## EXERCISE AIM
Leave out the pictures and print only the lines from the one with "Rebuild this chart" through the one with "import pandas as pd", exactly as they are.

## RECORDS PROVIDED
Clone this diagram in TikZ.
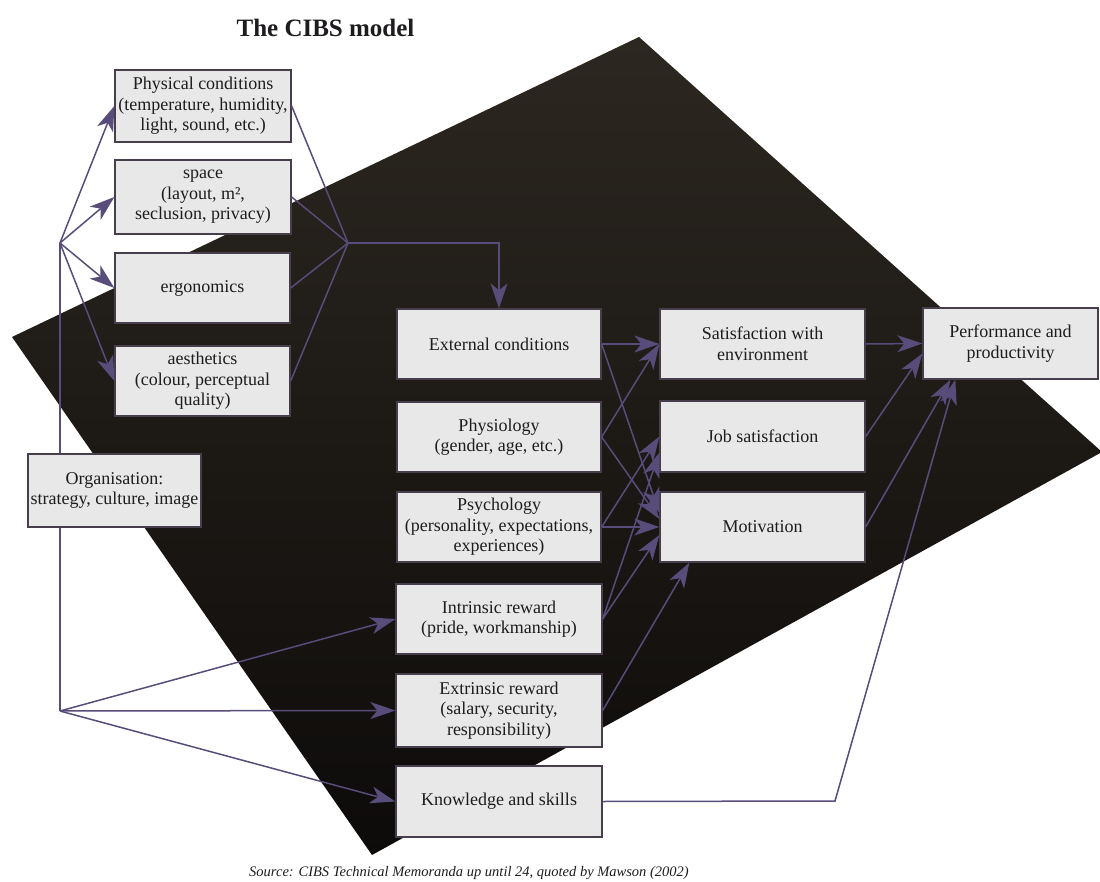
==
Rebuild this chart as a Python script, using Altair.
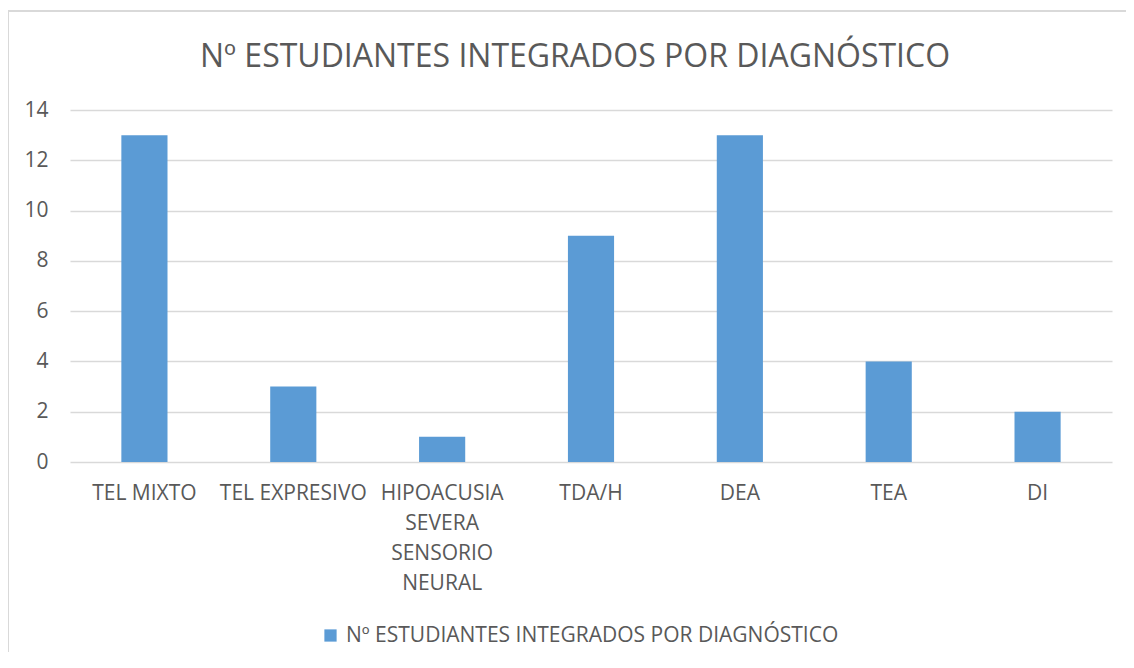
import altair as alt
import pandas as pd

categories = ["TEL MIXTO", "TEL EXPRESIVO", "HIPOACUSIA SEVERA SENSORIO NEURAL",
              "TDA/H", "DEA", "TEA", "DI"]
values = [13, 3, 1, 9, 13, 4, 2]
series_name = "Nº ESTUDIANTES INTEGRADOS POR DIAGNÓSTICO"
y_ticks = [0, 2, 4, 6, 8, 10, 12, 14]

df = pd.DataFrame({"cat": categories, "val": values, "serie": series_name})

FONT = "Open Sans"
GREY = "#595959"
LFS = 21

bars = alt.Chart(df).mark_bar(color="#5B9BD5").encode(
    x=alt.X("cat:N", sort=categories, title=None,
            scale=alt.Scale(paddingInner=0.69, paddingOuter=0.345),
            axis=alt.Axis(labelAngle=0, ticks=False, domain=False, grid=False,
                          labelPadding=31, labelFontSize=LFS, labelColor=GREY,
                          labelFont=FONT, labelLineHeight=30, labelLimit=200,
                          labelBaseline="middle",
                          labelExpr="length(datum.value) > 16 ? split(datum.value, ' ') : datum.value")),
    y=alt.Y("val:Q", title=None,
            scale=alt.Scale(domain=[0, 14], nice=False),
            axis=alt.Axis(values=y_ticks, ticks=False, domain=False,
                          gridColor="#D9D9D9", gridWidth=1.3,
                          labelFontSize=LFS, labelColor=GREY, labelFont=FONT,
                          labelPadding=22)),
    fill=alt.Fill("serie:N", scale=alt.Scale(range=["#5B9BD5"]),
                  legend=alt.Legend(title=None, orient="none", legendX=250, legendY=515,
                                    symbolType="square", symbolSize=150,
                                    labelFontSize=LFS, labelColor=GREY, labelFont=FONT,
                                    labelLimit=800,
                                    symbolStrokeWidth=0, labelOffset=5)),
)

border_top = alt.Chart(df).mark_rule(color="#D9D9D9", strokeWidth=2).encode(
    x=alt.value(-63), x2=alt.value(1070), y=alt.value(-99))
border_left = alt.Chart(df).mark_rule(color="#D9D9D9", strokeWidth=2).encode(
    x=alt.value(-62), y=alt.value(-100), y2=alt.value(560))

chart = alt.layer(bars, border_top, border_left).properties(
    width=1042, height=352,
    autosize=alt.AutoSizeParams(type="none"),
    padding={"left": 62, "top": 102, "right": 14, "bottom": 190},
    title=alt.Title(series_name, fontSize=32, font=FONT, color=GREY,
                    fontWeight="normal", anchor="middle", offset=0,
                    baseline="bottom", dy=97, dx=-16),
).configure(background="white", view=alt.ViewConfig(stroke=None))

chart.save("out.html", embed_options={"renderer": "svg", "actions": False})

## THE COMPLETED TASK
Rebuild this chart as a Python script, using Altair.
import altair as alt
import pandas as pd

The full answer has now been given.